The guys hold their own against these two forces of nature. Kevin McLachlan has mastered an off-handed insouciance that makes the womanizing Phil utterly likable. He, too, is a good dancer and the Phil-Judy dance numbers really cook. Bob is the moral center of the show and Jeff Irving brings a sort of all-American solidity to the role. I only wished they had managed to mic him in a way that didn’t make it look as if he had something terribly wrong with his forehead.

General Waverly and Martha Watson (Jenni Burke), the inn’s Jill of all trades who carries a significant torch for him, are also impressive.

Under Hennig’s taut direction even smaller roles stand out. Kristi Frank and Julia Juhas are wonderful as libidinous chorines. Drew Plummer, who made such an impression earlier in the season when he had to step into a major role in Damn Yankees, does wonders with the tiny role of Ezekiel.

Judith Bowden has created versatile sets that represent a wide variety of locations, from nightclubs, both seedy and chi-chi, to an overcrowded train to Vermont. But it is her costumes that are the real winners. She has a deadly accurate eye for mid-fifties fashion and my wife admired the tailoring on the slacks of chorus girls Frank and Juhas. I on the other hand, got a kick out of the Oxydol (“For Purity”) boxes they wore for a commercial on the Ed Sullivan Show.

Lighting by Kevin Lamotte, music direction by Paul Sportelli, and the sound design of John Lott are efficient and unobtrusive, as they should be. For once, I wasn’t blown out of my seat by over-aggressive mic’ing.
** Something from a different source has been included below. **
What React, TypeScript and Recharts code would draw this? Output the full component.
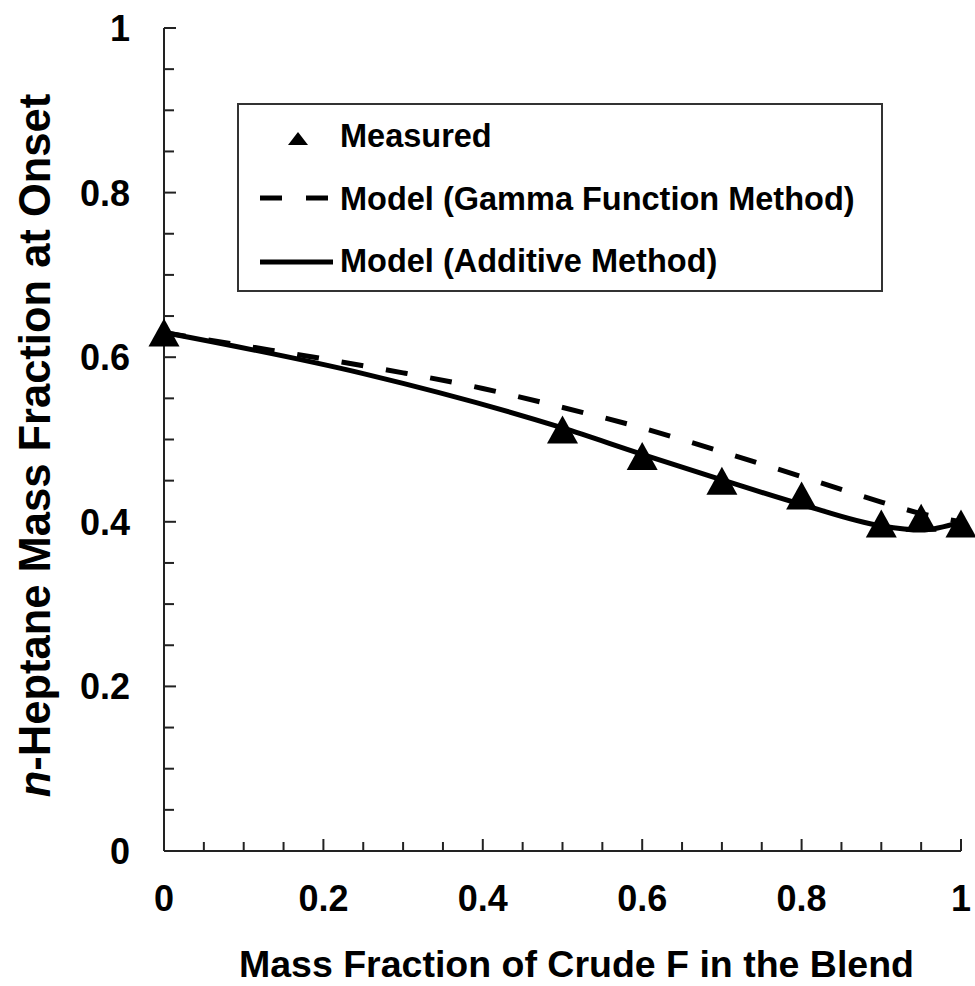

The real eye-opener, however, is the choreography. Allison Plamondon’s work is light years ahead of what she produced for Damn Yankees, but then she has much better dancers to work with in White Christmas. It was a special joy to see not only so many tap dance numbers, but to see them so well executed.

“I Love A Piano” begins simply with Phil and Judy and then expands to include all the girls in the chorus, tapping up and down multiple levels. And designer Bowden contributed a set that made it all work beautifully.

For “Blue Skies,” Plamondon conjured a long line of iterations of Bob, as if seen in a fun house mirror. Phil and Judy have a smashing duo in “The Best Things Happen While You’re Dancing,” backed by the entire company of dancers.

The guiding genius behind all this is the omni-talented Hennig, actor-director-playwright-former associate artistic director-teacher. I assume she had a hand in recruiting the dancers and bringing exceptional newcomers like Mary Antonini and Jenni Burke to Shaw. It was most assuredly she who marshaled all of the many elements in this production to create a spectacular and ultimately quite moving White Christmas.

Let the snooty New York critics dismiss White Christmas as sappy and sentimental, but by show’s end I found my astigmatism acting up.